* [Goal]: Skip every picture, and extract verbatim the lines from the line containing "Recreate this image" to the line containing "const timeTicks = [0, 0.05, 0.1, 0.15, 0.2, 0.25, 0.3];", both lines included.

— BEGIN Extracted information —

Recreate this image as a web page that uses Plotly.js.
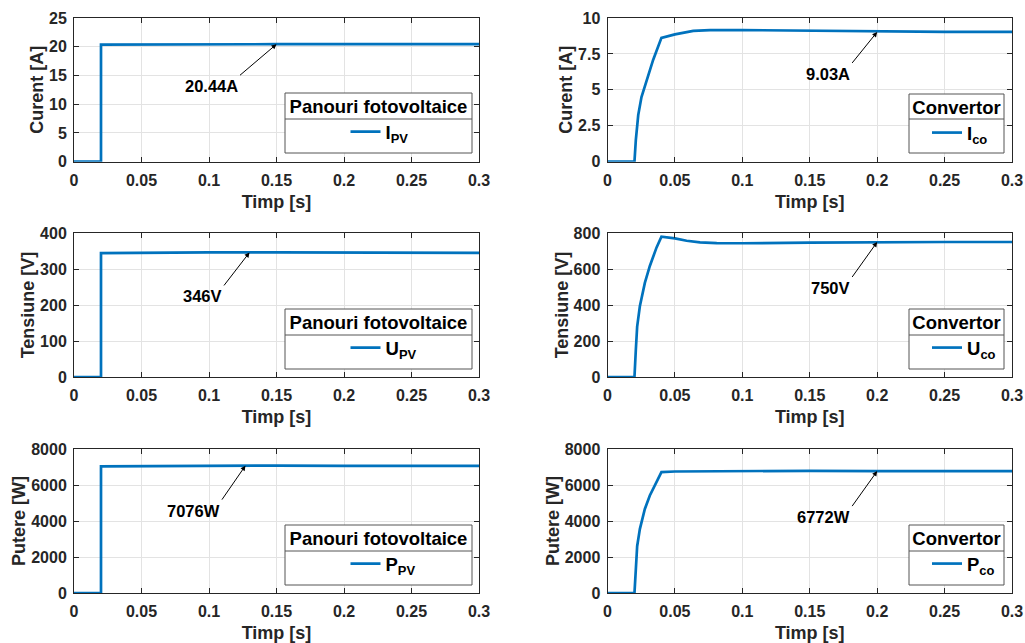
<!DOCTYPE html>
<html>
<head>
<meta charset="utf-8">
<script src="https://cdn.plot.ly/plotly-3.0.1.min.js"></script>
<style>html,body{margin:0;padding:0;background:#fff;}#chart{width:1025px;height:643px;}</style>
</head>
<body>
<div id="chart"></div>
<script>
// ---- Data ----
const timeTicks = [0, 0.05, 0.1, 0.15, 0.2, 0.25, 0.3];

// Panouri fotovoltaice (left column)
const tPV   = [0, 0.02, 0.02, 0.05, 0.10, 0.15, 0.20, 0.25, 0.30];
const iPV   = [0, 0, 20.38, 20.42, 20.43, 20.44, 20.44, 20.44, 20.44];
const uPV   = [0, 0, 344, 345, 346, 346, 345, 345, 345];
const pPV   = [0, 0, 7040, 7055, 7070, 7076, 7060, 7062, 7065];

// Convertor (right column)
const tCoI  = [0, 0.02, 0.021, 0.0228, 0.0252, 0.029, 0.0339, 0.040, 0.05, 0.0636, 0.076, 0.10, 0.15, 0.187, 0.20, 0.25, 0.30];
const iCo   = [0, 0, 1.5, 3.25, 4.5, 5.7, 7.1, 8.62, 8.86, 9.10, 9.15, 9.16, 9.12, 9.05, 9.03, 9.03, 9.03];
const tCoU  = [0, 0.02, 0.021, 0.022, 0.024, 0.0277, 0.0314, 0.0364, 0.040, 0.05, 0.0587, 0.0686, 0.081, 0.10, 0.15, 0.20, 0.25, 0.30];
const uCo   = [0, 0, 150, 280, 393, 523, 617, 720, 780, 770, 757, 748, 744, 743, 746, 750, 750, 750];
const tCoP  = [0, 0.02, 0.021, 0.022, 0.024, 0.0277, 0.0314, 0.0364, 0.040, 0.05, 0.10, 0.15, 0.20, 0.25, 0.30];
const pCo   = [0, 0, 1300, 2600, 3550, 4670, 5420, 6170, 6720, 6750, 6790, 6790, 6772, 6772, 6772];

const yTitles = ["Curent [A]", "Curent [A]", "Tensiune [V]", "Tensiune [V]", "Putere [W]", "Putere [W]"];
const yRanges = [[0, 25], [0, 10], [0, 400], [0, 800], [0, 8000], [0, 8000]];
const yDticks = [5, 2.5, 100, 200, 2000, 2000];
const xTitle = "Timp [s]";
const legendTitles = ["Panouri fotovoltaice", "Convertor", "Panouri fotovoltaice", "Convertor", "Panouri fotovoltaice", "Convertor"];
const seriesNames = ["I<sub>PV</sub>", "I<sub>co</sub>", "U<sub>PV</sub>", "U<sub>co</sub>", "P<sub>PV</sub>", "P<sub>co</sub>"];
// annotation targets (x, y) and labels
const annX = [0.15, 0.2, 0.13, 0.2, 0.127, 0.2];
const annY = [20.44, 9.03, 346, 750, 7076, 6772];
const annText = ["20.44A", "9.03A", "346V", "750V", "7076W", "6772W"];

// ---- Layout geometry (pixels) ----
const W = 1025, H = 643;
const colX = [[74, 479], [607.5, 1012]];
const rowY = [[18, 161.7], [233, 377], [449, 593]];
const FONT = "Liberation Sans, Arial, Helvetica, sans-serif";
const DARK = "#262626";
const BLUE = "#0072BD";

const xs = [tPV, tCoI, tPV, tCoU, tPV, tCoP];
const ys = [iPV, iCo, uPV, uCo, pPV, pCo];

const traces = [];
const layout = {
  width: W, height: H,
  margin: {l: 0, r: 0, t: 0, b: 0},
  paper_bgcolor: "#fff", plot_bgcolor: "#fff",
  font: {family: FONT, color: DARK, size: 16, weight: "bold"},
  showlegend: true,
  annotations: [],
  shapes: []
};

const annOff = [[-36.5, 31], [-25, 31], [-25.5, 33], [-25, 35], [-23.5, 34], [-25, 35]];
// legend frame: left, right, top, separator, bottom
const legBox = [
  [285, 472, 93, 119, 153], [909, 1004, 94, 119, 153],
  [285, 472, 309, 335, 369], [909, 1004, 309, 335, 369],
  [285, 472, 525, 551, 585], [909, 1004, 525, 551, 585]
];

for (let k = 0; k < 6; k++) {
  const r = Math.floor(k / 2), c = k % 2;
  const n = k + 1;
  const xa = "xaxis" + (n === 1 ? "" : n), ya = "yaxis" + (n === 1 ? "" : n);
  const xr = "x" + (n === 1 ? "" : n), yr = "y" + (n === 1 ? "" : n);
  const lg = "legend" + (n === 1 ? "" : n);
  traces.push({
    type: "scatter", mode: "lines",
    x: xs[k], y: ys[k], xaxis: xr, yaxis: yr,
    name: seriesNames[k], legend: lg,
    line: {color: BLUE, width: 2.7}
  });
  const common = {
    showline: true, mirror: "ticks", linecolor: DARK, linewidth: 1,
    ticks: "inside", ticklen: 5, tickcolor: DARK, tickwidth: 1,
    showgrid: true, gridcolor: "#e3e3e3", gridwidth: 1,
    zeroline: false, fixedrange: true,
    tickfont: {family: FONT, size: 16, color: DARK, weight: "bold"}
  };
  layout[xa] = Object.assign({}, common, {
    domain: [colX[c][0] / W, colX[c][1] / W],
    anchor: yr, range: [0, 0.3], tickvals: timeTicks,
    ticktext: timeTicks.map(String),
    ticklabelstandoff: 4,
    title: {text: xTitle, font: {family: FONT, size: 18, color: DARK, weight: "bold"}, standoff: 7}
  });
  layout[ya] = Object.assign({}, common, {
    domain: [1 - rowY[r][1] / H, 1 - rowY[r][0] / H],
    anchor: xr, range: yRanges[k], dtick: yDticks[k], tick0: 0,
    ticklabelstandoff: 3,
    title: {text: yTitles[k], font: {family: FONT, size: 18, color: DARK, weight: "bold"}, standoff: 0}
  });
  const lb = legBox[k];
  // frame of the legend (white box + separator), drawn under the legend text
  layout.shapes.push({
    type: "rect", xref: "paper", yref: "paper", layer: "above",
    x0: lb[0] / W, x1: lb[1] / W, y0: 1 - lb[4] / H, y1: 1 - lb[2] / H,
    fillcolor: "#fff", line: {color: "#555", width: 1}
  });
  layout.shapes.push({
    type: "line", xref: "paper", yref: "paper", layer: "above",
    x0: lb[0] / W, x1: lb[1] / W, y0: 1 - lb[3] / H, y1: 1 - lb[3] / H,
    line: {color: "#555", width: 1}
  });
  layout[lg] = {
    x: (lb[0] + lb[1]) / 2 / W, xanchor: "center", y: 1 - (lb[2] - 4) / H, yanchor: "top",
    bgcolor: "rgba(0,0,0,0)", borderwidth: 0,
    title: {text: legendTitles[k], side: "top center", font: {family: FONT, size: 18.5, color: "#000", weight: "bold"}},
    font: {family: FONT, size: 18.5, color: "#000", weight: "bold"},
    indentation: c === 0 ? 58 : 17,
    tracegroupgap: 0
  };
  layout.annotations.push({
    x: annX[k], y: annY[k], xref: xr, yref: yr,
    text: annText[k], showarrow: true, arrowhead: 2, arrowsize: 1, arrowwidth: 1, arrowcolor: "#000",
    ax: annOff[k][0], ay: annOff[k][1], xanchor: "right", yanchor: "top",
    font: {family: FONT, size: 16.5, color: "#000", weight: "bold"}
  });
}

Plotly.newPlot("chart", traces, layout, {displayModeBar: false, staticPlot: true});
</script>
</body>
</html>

— END Extracted information —
— BEGIN Extracted information —

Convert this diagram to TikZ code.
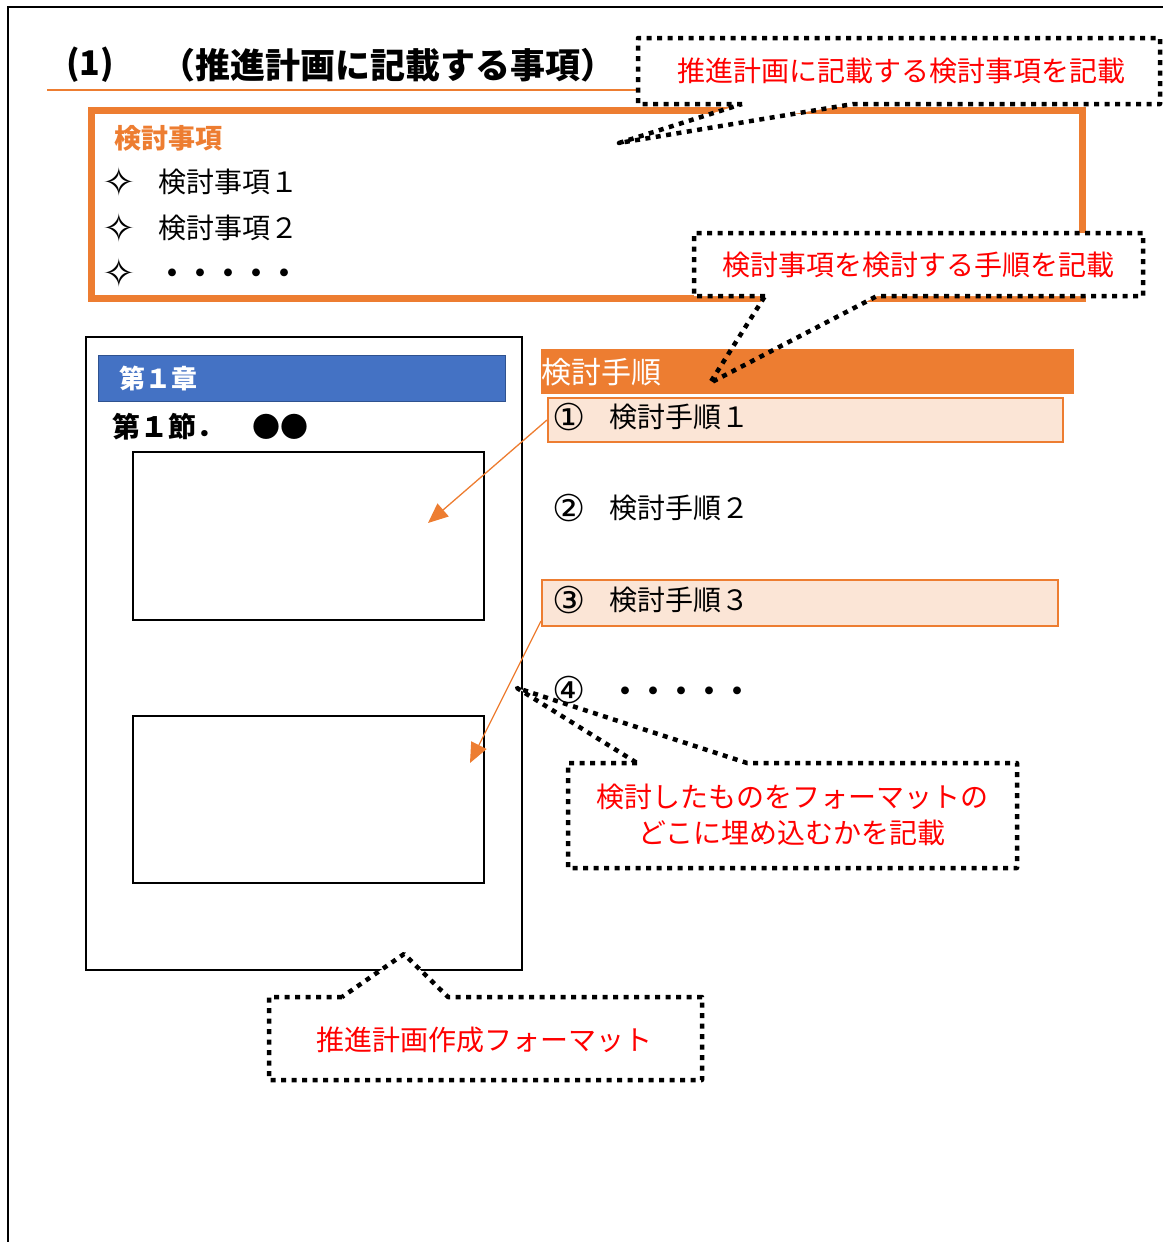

— END Extracted information —

* [Exercise answer]:
Recreate this image as a web page that uses Plotly.js.
<!DOCTYPE html>
<html>
<head>
<meta charset="utf-8">
<script src="https://cdn.plot.ly/plotly-3.0.1.min.js"></script>
<style>html,body{margin:0;padding:0;background:#fff;}#chart{width:1025px;height:643px;}</style>
</head>
<body>
<div id="chart"></div>
<script>
// ---- Data ----
const timeTicks = [0, 0.05, 0.1, 0.15, 0.2, 0.25, 0.3];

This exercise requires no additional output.